On Mon, Oct 5, 2009 at 2:52 PM, Matthew Wakeling <matthew@flymine.org> wrote:
mnw21-modmine-r13features-copy=# select count(*) from project; count ------- 10 (1 row)
mnw21-modmine-r13features-copy=# select count(*) from intermineobject; count ---------- 26344616 (1 row)
mnw21-modmine-r13features-copy=# \d intermineobject; Table "public.intermineobject" Column | Type | Modifiers --------+---------+----------- object | text | id | integer | not null class | text | Indexes: "intermineobject_pkey" UNIQUE, btree (id)

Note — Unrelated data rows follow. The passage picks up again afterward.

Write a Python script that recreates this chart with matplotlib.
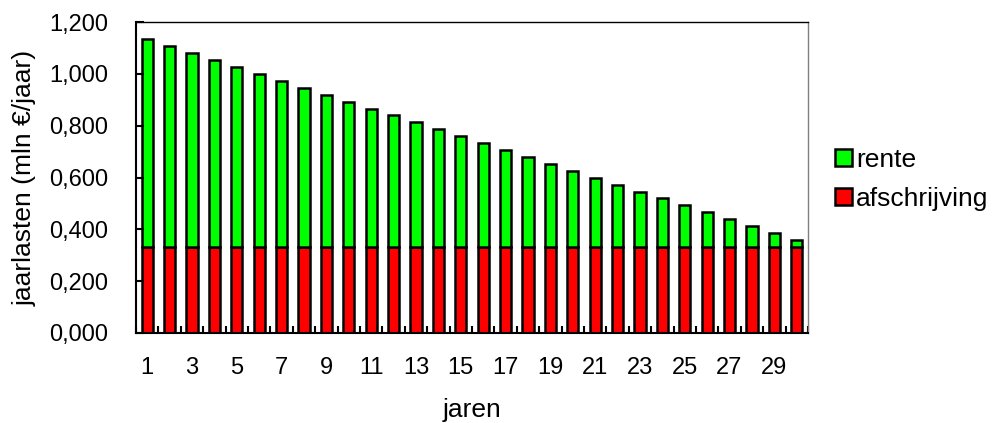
import matplotlib
matplotlib.use("Agg")
import matplotlib.pyplot as plt
from matplotlib.patches import Patch

plt.rcParams['font.family'] = ['Liberation Sans', 'DejaVu Sans']

years = list(range(1, 31))
afschrijving = [0.333] * 30
rente = [0.800, 0.773, 0.747, 0.720, 0.693, 0.667, 0.640, 0.613, 0.587, 0.560,
         0.533, 0.507, 0.480, 0.453, 0.427, 0.400, 0.373, 0.347, 0.320, 0.293,
         0.267, 0.240, 0.213, 0.187, 0.160, 0.133, 0.107, 0.080, 0.053, 0.027]
y_ticks = [0.0, 0.2, 0.4, 0.6, 0.8, 1.0, 1.2]
x_labels = [str(y) for y in years if y % 2 == 1]

fig = plt.figure(figsize=(9.94, 4.23), dpi=100)
ax = fig.add_axes([0.1368, 0.2128, 0.676, 0.735])

ax.bar(years, afschrijving, width=0.5, color='#FF0000', edgecolor='black', linewidth=1.8)
ax.bar(years, rente, width=0.5, bottom=afschrijving, color='#00FF00', edgecolor='black', linewidth=1.8)

ax.set_xlim(0.5, 30.5)
ax.set_ylim(0, 1.2)

# y axis
ax.set_yticks(y_ticks)
ax.set_yticklabels([f"{v:.3f}".replace('.', ',') for v in y_ticks])
ax.tick_params(axis='y', direction='in', length=6, width=1.5, pad=20, labelsize=17)

# x axis: boundary ticks without labels, labels at odd years
ax.set_xticks([i + 0.5 for i in range(0, 31)])
ax.set_xticklabels([])
ax.tick_params(axis='x', which='major', direction='in', length=5, width=1.5)
ax.set_xticks([int(s) for s in x_labels], minor=True)
ax.set_xticklabels(x_labels, minor=True)
ax.tick_params(axis='x', which='minor', length=0, pad=17, labelsize=17)

for side in ('left', 'bottom'):
    ax.spines[side].set_linewidth(1.5)
ax.spines['top'].set_linewidth(1.0)
ax.spines['right'].set_linewidth(1.0)
ax.spines['right'].set_color('#808080')

ax.set_ylabel('jaarlasten (mln €/jaar)', fontsize=19, labelpad=9)
ax.set_xlabel('jaren', fontsize=19, labelpad=14)

handles = [Patch(facecolor='#00FF00', edgecolor='black', linewidth=1.8, label='rente'),
           Patch(facecolor='#FF0000', edgecolor='black', linewidth=1.8, label='afschrijving')]
fig.legend(handles=handles, loc='center left', bbox_to_anchor=(0.840, 0.576),
           frameon=False, fontsize=19, handlelength=0.65, handleheight=0.6,
           handletextpad=0.15, labelspacing=0.55, borderaxespad=0, borderpad=0)

fig.savefig('out.png', dpi=100)
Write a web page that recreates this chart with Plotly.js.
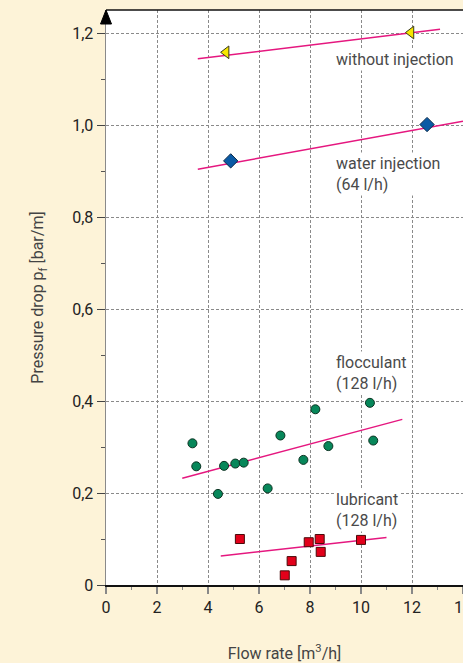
<!DOCTYPE html>
<html>
<head>
<meta charset="utf-8">
<script src="https://cdn.plot.ly/plotly-3.0.1.min.js"></script>
<style>
  html, body { margin: 0; padding: 0; background: #fdf3d8; overflow: hidden; }
  #chart { width: 463px; height: 663px; }
</style>
</head>
<body>
<div id="chart"></div>
<script>
// ---- data ----
const withoutX = [4.71, 11.96];
const withoutY = [1.158, 1.201];
const withoutFitX = [3.6, 13.1];
const withoutFitY = [1.144, 1.208];

const waterX = [4.89, 12.59];
const waterY = [0.922, 1.001];
const waterFitX = [3.6, 14.0];
const waterFitY = [0.904, 1.008];

const floccX = [3.39, 3.54, 4.39, 4.63, 5.07, 5.40, 6.34, 6.84, 7.74, 8.21, 8.72, 10.35, 10.48];
const floccY = [0.308, 0.258, 0.198, 0.259, 0.264, 0.266, 0.210, 0.325, 0.272, 0.382, 0.302, 0.396, 0.314];
const floccFitX = [2.99, 11.62];
const floccFitY = [0.232, 0.360];

const lubX = [5.25, 7.01, 7.28, 7.95, 8.38, 8.42, 10.0];
const lubY = [0.100, 0.021, 0.052, 0.093, 0.100, 0.072, 0.098];
const lubFitX = [4.5, 11.0];
const lubFitY = [0.063, 0.1035];

const xTickVals = [0, 2, 4, 6, 8, 10, 12, 14];
const xTickText = ["0", "2", "4", "6", "8", "10", "12", "14"];
const yTickVals = [0, 0.2, 0.4, 0.6, 0.8, 1.0, 1.2];
const yTickText = ["0", "0,2", "0,4", "0,6", "0,8", "1,0", "1,2"];

const seriesLabels = ["without injection", "water injection<br>(64 l/h)", "flocculant<br>(128 l/h)", "lubricant<br>(128 l/h)"];
const labelX = [8.93, 8.93, 8.93, 8.93];
const labelY = [1.142, 0.894, 0.460, 0.162];

// ---- styling ----
const FONT = "Roboto, 'Liberation Sans', Arial, sans-serif";
const fitColor = "#e5177f";
const fitLine = {color: fitColor, width: 1.5};

function fit(x, y) {
  return {x: x, y: y, type: "scatter", mode: "lines", line: fitLine, hoverinfo: "skip", showlegend: false};
}

const traces = [
  fit(withoutFitX, withoutFitY),
  fit(waterFitX, waterFitY),
  fit(floccFitX, floccFitY),
  fit(lubFitX, lubFitY),
  {x: withoutX, y: withoutY, type: "scatter", mode: "markers", name: "without injection",
   marker: {symbol: "triangle-left", size: 11, color: "#f7e600", line: {color: "#3a3a1a", width: 1}}},
  {x: waterX, y: waterY, type: "scatter", mode: "markers", name: "water injection",
   marker: {symbol: "diamond", size: 11, color: "#0a5aa5", line: {color: "#0b2a4a", width: 1}}},
  {x: floccX, y: floccY, type: "scatter", mode: "markers", name: "flocculant",
   marker: {symbol: "circle", size: 9, color: "#07875a", line: {color: "#0b3322", width: 1}}},
  {x: lubX, y: lubY, type: "scatter", mode: "markers", name: "lubricant",
   marker: {symbol: "square", size: 9, color: "#e2001a", line: {color: "#4a0a0a", width: 1}}}
];

const annotations = seriesLabels.map((t, i) => ({
  x: labelX[i], y: labelY[i], xref: "x", yref: "y",
  text: t, showarrow: false, xanchor: "left", yanchor: "middle", align: "left",
  bgcolor: "#ffffff", borderpad: 1,
  font: {family: FONT, size: 16, color: "#4a4a4a"}
}));

const layout = {
  width: 463, height: 663,
  paper_bgcolor: "#fdf3d8",
  plot_bgcolor: "#ffffff",
  margin: {l: 106, r: 0, t: 10, b: 78, pad: 0},
  showlegend: false,
  font: {family: FONT, size: 16, color: "#222"},
  xaxis: {
    range: [0, 14], fixedrange: true,
    tickvals: xTickVals, ticktext: xTickText,
    ticks: "outside", ticklen: 7, tickwidth: 1.5, tickcolor: "#888",
    tickfont: {family: FONT, size: 16, color: "#222"},
    ticklabeloverflow: "allow",
    showline: true, linecolor: "#111", linewidth: 1.5,
    showgrid: true, gridcolor: "#8a8a8a", gridwidth: 1, griddash: "3px,2px",
    zeroline: false,
    minor: {dtick: 1, tick0: 1, ticks: "outside", ticklen: 3, tickcolor: "#888", tickwidth: 1.2, showgrid: false},
    title: {text: "Flow rate [m<sup>3</sup>/h]", font: {family: FONT, size: 16, color: "#444"}, standoff: 33}
  },
  yaxis: {
    range: [0, 1.25], fixedrange: true,
    tickvals: yTickVals, ticktext: yTickText,
    ticks: "outside", ticklen: 8, tickwidth: 1, tickcolor: "#444",
    tickfont: {family: FONT, size: 16, color: "#222"},
    showline: true, linecolor: "#8a8a8a", linewidth: 1.5,
    showgrid: true, gridcolor: "#8a8a8a", gridwidth: 1, griddash: "3px,2px",
    zeroline: false,
    minor: {dtick: 0.2, tick0: 0.1, ticks: "outside", ticklen: 4, tickcolor: "#555", tickwidth: 1, showgrid: false},
    title: {text: "Pressure drop p<sub>f</sub> [bar/m]", font: {family: FONT, size: 16, color: "#444"}, standoff: 24}
  },
  annotations: annotations,
  shapes: [
    {type: "line", xref: "paper", yref: "paper", x0: 0, x1: 1, y0: 1, y1: 1,
     line: {color: "#111", width: 1.5}, layer: "above"},
    {type: "path", xref: "paper", yref: "paper", xsizemode: "pixel", ysizemode: "pixel",
     xanchor: 0, yanchor: 1, path: "M -5.5 -14 L 0 0 L 5.5 -14 Z",
     fillcolor: "#000", line: {color: "#000", width: 1}, layer: "above"}
  ]
};

Plotly.newPlot("chart", traces, layout, {displayModeBar: false, staticPlot: true});
</script>
</body>
</html>
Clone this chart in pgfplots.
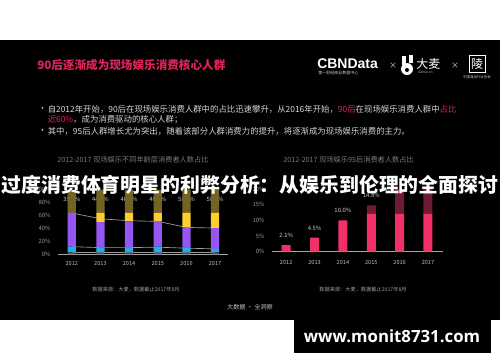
\documentclass[border=0pt]{standalone}
\usepackage{pgfplots}
\pgfplotsset{compat=1.18}
\usepackage{fontspec}
\setmainfont{Noto Sans CJK SC}
\newfontfamily\osans{Open Sans}
\newfontfamily\lsans{Liberation Sans}
\definecolor{pinkred}{HTML}{E0245A}
\definecolor{cpurple}{HTML}{9656F2}
\definecolor{ccyan}{HTML}{1EB0EA}
\definecolor{cyellow}{HTML}{FCCF2C}
\definecolor{colive}{HTML}{736424}
\definecolor{cgraybar}{HTML}{50505E}
\definecolor{cpink}{HTML}{F23068}
\definecolor{cdark}{HTML}{6E1A33}
\definecolor{txtgray}{HTML}{D4D4D4}
\definecolor{dimgray}{HTML}{7A7A7A}
\newcommand{\myfs}[1]{\fontsize{#1}{#1}\selectfont}
\tikzset{lbl/.style={text=white!80!black,font=\myfs{4.4pt}},
  bul/.style={anchor=west,inner sep=0,text=txtgray,font=\myfs{6.3pt}}}
\begin{document}
\begin{tikzpicture}[x=0.75pt,y=0.75pt]
\path[use as bounding box] (0,0) rectangle (500,362);
\fill[white] (0,0) rectangle (500,362);
\fill[black] (0,42) rectangle (500,322);
% slide title
\node[anchor=west,inner sep=0,text=pinkred,font=\myfs{8.7pt}\bfseries] at (37,297) {90后逐渐成为现场娱乐消费核心人群};
% logos
\node[anchor=west,inner sep=0,text=white,font=\lsans\myfs{10.5pt}\bfseries] at (317,298) {CBNData};
\node[anchor=west,inner sep=0,text=white!80!black,font=\myfs{3pt}] at (318,289) {第一财经商业数据中心};
\node[text=white!85!black,font=\myfs{6pt}] at (393,296) {×};
\fill[white] (407,293) circle (6);
\fill[white] (402,297) rectangle (405.5,306) ;
\fill[white] (409,299) rectangle (412.5,307);
\fill[black] (407,292) circle (2);
\node[anchor=west,inner sep=0,text=white,font=\myfs{9pt}] at (416,298) {大麦};
\node[anchor=west,inner sep=0,text=white!70!black,font=\myfs{2.5pt}] at (418,290) {damai.cn};
\node[text=white!85!black,font=\myfs{6pt}] at (455,296) {×};
\draw[white,line width=0.6pt] (469,290) rectangle (485,307);
\node[text=white,font=\myfs{9pt}] at (477,298.5) {陵};
\node[text=white!80!black,font=\myfs{2.6pt}] at (477,285) {中国演出行业协会};
% bullets
\node[bul] at (38,253) {•};
\node[bul] at (47.5,253) {自2012年开始，90后在现场娱乐消费人群中的占比迅速攀升，从2016年开始，{\color{pinkred}90后}在现场娱乐消费人群中{\color{pinkred}占比}};
\node[bul] at (47.5,242.5) {{\color{pinkred}近60\%}，成为消费驱动的核心人群；};
\node[bul] at (38,231) {•};
\node[bul] at (47.5,231) {其中，95后人群增长尤为突出，随着该部分人群消费力的提升，将逐渐成为现场娱乐消费的主力。};
% chart titles
\node[anchor=west,inner sep=0,text=dimgray,font=\myfs{5.4pt}] at (57,202) {2012-2017 现场娱乐不同年龄层消费者人数占比};
\node[anchor=west,inner sep=0,text=dimgray,font=\myfs{5.4pt}] at (283,202) {2012-2017 现场娱乐95后消费者人数占比};
% left chart connector lines
\begin{axis}[at={(43.5pt,80.8pt)},anchor=south west,scale only axis,width=127.5pt,height=48.4pt,
  xmin=-0.48,xmax=5.45,ymin=0,ymax=100,hide axis]
\addplot[gray!75,line width=0.5pt] coordinates {(0,64)(1,55)(2,52)(3,51)(4,41.6)(5,40.6)};
\addplot[gray!75,line width=0.5pt] coordinates {(0,11.8)(1,10.3)(2,10.3)(3,11)(4,9.4)(5,8.4)};
\addplot[gray!75,line width=0.5pt] coordinates {(0,3)(1,3)(2,3)(3,3)(4,3)(5,3)};
\end{axis}
% left chart bars
\begin{axis}[at={(43.5pt,80.8pt)},anchor=south west,scale only axis,width=127.5pt,height=48.4pt,
  xmin=-0.48,xmax=5.45,ymin=0,ymax=100,
  ybar stacked,bar width=6.2pt,
  axis x line*=bottom,axis y line*=left,
  x axis line style={draw=gray!70,line width=0.5pt},
  y axis line style={draw=none},
  major tick length=0pt,
  xtick={0,...,5},xticklabels={2012,2013,2014,2015,2016,2017},
  ytick={0,20,40,60,80,100},
  /pgf/number format/assume math mode=true,
  yticklabel={\pgfmathprintnumber{\tick}\%},
  xticklabel style={text=white!75!black,font=\myfs{4.2pt},yshift=-1.5pt},
  yticklabel style={text=white!60!black,font=\myfs{4.4pt},xshift=-2pt}]
\addplot[fill=cgraybar,draw=none] coordinates {(0,3)(1,3)(2,3)(3,3)(4,3)(5,3)};
\addplot[fill=ccyan,draw=none] coordinates {(0,8.8)(1,7.3)(2,7.3)(3,8.8)(4,6.4)(5,5.4)};
\addplot[fill=cpurple,draw=none] coordinates {(0,52.2)(1,39.7)(2,40.7)(3,39.2)(4,32.2)(5,32.2)};
\addplot[fill=cyellow,draw=none] coordinates {(0,0)(1,14)(2,13)(3,13)(4,22.4)(5,23.4)};
\addplot[fill=colive,draw=none] coordinates {(0,36)(1,36)(2,36)(3,36)(4,36)(5,36)};
\node[lbl] at (axis cs:0,85) {35.2\%};
\node[lbl] at (axis cs:1,85) {44.6\%};
\node[lbl] at (axis cs:2,85) {46.8\%};
\node[lbl] at (axis cs:3,85) {48.5\%};
\node[lbl] at (axis cs:4,85) {58.6\%};
\node[lbl] at (axis cs:5,85) {58.9\%};
\end{axis}
% right chart
\begin{axis}[at={(204pt,82.7pt)},anchor=south west,scale only axis,width=128.25pt,height=47pt,
  xmin=-0.5,xmax=5.53,ymin=0,ymax=20,
  ybar stacked,bar width=6.75pt,
  axis x line*=bottom,axis y line*=left,
  x axis line style={draw=gray!70,line width=0.5pt},
  y axis line style={draw=none},
  major tick length=0pt,
  xtick={0,...,5},xticklabels={2012,2013,2014,2015,2016,2017},
  ytick={0,5,10,15,20},
  /pgf/number format/assume math mode=true,
  yticklabel={\pgfmathprintnumber{\tick}\%},
  xticklabel style={text=white!75!black,font=\myfs{4.2pt},yshift=-3pt},
  yticklabel style={text=white!60!black,font=\myfs{4.4pt},xshift=-2pt}]
\addplot[fill=cpink,draw=none] coordinates {(0,2.1)(1,4.5)(2,10.0)(3,12.1)(4,12.1)(5,12.1)};
\addplot[fill=cdark,draw=none] coordinates {(0,0)(1,0)(2,0)(3,2.7)(4,8.9)(5,10.9)};
\node[lbl,anchor=south,yshift=2pt] at (axis cs:0,2.1) {2.1\%};
\node[lbl,anchor=south,yshift=2pt] at (axis cs:1,4.5) {4.5\%};
\node[lbl,anchor=south,yshift=2pt] at (axis cs:2,10.0) {10.0\%};
\node[lbl,anchor=south,yshift=2pt] at (axis cs:3,14.8) {14.8\%};
\end{axis}
% sources
\node[text=white!62!black,font=\myfs{3.9pt}] at (136,72) {数据来源：大麦，数据截止2017年8月};
\node[text=white!62!black,font=\myfs{3.9pt}] at (363,72) {数据来源：大麦，数据截止2017年8月};
\node[text=white!75!black,font=\myfs{4.6pt}] at (250,55) {大数据 · 全洞察};
% overlay title
\node[text=white,font=\myfs{14.9pt}\bfseries,inner sep=0] at (250,177) {过度消费体育明星的利弊分析：从娱乐到伦理的全面探讨};
% watermark
\fill[black] (294,9.3) rectangle (491,42);
\node[text=white,font=\osans\myfs{12.6pt}\bfseries,inner sep=0] at (392,26) {www.monit8731.com};
\end{tikzpicture}
\end{document}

mnw21-modmine-r13features-copy=# explain select * from project where id NOT IN (SELECT id FROM intermineobject); QUERY PLAN ------------------------------------------------------------------------------------ Seq Scan on project (cost=1476573.93..1476575.05 rows=5 width=183) Filter: (NOT (hashed SubPlan 1)) SubPlan 1 -> Seq Scan on intermineobject (cost=0.00..1410720.74 rows=26341274 width=4) (4 rows)
This query plan seems to me to be a little slow. Surely it could iterate through the ten project rows and perform ten index lookups in the big table?
try using join instead of 'not in'..
select p.* from project p left join intermineobject i on i.id=p.id where i.id is null;